[start]

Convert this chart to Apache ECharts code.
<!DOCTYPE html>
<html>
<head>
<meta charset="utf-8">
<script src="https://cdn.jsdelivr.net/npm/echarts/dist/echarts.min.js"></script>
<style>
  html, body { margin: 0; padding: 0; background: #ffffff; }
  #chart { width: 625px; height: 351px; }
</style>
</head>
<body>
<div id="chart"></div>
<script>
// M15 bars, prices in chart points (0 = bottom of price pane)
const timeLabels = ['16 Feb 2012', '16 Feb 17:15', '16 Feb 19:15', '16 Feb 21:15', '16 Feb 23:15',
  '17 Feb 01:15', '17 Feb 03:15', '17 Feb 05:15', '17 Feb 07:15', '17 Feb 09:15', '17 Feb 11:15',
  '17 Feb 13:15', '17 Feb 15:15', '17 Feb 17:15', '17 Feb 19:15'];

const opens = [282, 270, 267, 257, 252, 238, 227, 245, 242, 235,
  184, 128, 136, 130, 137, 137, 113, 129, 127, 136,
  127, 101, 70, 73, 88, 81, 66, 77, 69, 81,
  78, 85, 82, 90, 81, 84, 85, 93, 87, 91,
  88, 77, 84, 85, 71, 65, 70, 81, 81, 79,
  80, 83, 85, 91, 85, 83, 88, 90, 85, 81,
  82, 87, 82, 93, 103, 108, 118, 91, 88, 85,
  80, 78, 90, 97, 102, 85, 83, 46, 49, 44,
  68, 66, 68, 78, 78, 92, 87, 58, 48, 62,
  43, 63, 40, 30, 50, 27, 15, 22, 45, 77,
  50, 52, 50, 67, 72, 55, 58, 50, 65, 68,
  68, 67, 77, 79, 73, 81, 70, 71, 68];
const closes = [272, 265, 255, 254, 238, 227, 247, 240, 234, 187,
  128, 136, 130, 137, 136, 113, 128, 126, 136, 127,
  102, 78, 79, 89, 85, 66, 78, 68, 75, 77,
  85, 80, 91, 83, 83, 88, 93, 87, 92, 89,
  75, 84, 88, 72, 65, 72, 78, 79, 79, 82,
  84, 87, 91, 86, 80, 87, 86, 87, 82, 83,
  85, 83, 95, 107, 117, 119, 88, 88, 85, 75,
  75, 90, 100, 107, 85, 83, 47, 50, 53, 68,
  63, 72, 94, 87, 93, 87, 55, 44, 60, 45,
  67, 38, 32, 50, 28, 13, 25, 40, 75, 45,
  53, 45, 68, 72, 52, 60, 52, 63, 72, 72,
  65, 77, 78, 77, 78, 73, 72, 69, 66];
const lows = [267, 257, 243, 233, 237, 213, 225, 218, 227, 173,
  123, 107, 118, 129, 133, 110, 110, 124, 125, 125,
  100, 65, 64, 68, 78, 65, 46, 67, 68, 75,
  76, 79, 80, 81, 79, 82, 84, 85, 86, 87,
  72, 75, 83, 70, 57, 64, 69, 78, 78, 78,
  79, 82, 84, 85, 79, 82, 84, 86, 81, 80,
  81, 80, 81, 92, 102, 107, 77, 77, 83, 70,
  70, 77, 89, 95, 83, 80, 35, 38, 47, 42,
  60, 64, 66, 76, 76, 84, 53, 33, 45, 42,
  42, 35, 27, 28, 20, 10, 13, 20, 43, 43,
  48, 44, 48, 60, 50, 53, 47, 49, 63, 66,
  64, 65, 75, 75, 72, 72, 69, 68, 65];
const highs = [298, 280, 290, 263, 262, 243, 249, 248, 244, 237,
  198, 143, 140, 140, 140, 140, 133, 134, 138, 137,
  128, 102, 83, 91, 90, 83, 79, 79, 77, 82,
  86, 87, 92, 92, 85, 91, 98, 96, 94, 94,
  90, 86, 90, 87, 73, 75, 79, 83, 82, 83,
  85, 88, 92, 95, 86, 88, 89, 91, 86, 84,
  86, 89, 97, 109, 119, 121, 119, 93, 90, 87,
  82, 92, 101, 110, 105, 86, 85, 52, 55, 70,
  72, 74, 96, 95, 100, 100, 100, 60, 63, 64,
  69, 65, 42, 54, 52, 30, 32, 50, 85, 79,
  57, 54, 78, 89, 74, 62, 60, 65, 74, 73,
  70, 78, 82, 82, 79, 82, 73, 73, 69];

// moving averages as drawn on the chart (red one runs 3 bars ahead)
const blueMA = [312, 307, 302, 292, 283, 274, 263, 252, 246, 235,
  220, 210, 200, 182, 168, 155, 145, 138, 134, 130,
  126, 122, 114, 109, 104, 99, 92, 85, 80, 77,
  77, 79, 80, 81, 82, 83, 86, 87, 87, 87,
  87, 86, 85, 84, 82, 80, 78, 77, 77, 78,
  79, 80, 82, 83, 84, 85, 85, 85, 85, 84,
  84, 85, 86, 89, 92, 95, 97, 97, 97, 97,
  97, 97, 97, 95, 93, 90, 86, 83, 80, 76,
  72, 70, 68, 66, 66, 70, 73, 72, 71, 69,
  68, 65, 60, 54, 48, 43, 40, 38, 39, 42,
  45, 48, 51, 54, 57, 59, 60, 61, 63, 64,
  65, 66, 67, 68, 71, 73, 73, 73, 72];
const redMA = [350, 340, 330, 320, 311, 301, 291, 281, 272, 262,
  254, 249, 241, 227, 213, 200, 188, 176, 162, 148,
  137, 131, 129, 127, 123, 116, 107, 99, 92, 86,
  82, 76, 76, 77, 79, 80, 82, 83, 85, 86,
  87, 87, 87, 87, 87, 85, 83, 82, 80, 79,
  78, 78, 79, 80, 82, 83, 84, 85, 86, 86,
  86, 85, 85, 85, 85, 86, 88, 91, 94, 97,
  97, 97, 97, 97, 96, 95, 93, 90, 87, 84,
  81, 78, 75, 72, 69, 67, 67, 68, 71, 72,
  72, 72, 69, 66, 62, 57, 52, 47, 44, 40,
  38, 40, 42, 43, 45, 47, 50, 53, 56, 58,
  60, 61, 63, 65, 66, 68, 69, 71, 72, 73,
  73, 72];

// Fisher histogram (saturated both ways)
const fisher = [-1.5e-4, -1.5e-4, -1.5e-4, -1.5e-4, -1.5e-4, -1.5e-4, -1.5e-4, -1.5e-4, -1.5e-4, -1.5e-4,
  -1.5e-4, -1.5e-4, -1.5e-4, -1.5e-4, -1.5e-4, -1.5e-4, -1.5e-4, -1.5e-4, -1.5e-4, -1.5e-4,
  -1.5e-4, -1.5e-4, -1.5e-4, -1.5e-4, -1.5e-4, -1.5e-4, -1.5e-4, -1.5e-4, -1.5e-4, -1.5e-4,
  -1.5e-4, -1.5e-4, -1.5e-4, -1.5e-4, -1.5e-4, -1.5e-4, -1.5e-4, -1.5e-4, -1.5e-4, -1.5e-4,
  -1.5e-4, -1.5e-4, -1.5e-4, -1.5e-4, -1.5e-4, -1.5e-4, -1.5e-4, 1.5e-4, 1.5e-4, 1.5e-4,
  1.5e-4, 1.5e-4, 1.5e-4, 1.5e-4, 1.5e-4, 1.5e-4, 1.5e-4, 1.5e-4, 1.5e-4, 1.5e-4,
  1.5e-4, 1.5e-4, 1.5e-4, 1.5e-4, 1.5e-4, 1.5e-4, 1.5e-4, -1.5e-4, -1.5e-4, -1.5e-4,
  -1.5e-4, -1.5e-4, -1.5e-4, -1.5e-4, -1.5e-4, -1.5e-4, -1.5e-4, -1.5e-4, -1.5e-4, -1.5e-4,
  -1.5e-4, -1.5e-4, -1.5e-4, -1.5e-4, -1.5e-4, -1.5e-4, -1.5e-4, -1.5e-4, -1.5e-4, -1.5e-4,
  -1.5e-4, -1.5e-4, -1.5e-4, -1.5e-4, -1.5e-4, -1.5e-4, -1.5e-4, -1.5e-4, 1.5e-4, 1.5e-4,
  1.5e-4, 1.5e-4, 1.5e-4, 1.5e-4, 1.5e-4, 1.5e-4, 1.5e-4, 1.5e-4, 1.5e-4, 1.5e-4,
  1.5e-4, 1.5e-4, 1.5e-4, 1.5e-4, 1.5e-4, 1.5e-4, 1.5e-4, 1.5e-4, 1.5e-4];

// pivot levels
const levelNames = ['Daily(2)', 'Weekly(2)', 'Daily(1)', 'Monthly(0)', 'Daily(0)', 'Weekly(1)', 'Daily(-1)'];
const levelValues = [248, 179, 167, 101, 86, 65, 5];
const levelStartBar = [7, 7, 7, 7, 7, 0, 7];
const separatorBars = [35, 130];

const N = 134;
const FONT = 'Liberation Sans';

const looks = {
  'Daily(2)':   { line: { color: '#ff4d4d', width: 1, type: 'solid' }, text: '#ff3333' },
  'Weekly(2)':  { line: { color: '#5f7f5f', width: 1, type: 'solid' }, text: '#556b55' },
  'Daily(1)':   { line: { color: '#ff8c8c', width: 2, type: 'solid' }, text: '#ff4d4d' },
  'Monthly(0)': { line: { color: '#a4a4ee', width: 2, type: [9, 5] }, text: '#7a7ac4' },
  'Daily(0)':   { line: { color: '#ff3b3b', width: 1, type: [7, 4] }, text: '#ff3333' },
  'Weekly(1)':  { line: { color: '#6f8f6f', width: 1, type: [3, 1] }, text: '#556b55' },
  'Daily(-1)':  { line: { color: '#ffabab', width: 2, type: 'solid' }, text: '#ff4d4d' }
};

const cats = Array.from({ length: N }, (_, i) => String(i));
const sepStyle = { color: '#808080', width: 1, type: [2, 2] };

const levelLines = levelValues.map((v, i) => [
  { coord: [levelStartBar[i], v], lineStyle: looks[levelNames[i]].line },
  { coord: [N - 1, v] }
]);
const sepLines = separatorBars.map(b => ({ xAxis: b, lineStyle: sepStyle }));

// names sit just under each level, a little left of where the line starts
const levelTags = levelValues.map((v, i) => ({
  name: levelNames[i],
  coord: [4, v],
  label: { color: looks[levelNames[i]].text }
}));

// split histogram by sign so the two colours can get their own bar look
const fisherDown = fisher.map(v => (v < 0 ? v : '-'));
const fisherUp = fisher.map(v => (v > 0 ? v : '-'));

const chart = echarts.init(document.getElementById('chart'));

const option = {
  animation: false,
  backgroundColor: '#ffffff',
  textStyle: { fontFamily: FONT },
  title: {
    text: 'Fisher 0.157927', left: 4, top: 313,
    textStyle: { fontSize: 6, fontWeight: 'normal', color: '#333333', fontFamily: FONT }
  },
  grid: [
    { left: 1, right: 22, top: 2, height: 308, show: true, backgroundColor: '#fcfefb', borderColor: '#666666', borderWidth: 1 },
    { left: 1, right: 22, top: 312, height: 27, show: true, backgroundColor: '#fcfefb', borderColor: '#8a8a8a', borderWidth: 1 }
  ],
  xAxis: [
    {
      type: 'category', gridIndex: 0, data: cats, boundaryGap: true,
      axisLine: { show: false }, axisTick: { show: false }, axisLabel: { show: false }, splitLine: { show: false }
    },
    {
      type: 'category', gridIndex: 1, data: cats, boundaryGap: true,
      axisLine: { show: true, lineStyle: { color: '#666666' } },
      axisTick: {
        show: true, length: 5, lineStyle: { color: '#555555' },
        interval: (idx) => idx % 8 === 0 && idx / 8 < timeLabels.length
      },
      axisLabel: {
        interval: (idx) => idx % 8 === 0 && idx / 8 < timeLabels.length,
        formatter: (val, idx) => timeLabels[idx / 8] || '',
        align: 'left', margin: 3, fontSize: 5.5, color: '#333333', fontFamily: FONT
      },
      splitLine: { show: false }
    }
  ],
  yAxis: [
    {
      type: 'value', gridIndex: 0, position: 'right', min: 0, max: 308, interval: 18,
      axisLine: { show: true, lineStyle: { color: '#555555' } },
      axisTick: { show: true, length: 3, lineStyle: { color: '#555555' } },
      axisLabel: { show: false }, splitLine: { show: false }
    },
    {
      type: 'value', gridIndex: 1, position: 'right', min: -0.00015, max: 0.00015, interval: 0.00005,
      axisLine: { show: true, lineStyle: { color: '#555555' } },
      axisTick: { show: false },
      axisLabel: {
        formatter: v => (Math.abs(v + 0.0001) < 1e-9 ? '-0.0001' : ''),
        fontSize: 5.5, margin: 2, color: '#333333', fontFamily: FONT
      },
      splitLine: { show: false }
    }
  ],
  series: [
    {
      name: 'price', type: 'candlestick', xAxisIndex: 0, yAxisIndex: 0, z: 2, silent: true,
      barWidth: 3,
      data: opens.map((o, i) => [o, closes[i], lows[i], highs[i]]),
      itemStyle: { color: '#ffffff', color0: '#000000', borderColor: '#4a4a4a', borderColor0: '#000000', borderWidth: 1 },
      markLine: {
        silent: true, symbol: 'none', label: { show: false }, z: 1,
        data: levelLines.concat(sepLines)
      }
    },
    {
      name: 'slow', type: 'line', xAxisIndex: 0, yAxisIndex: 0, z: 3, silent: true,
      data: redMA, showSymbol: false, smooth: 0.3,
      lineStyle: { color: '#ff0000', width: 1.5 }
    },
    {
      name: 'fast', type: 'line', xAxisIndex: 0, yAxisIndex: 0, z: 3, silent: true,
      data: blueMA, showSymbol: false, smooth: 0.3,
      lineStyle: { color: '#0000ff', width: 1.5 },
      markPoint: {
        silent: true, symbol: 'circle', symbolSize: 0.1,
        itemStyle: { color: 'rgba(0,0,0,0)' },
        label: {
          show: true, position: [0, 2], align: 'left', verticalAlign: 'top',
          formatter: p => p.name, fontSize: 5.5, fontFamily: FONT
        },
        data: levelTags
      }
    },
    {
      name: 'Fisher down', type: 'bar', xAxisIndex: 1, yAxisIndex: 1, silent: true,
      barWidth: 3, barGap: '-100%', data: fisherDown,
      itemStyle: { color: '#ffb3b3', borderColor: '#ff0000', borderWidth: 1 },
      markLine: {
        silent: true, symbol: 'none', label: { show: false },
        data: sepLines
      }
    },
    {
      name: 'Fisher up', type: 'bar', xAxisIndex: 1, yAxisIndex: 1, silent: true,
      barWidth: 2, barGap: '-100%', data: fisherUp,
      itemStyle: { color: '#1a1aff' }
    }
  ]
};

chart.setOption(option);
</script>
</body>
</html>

[end]

** Problem description **
Starting at the first line of the listing, retype every line up to and including the one with "17:15', '17 Feb 19:15'];".

** Solution for this problem **
Convert this chart to Apache ECharts code.
<!DOCTYPE html>
<html>
<head>
<meta charset="utf-8">
<script src="https://cdn.jsdelivr.net/npm/echarts/dist/echarts.min.js"></script>
<style>
  html, body { margin: 0; padding: 0; background: #ffffff; }
  #chart { width: 625px; height: 351px; }
</style>
</head>
<body>
<div id="chart"></div>
<script>
// M15 bars, prices in chart points (0 = bottom of price pane)
const timeLabels = ['16 Feb 2012', '16 Feb 17:15', '16 Feb 19:15', '16 Feb 21:15', '16 Feb 23:15',
  '17 Feb 01:15', '17 Feb 03:15', '17 Feb 05:15', '17 Feb 07:15', '17 Feb 09:15', '17 Feb 11:15',
  '17 Feb 13:15', '17 Feb 15:15', '17 Feb 17:15', '17 Feb 19:15'];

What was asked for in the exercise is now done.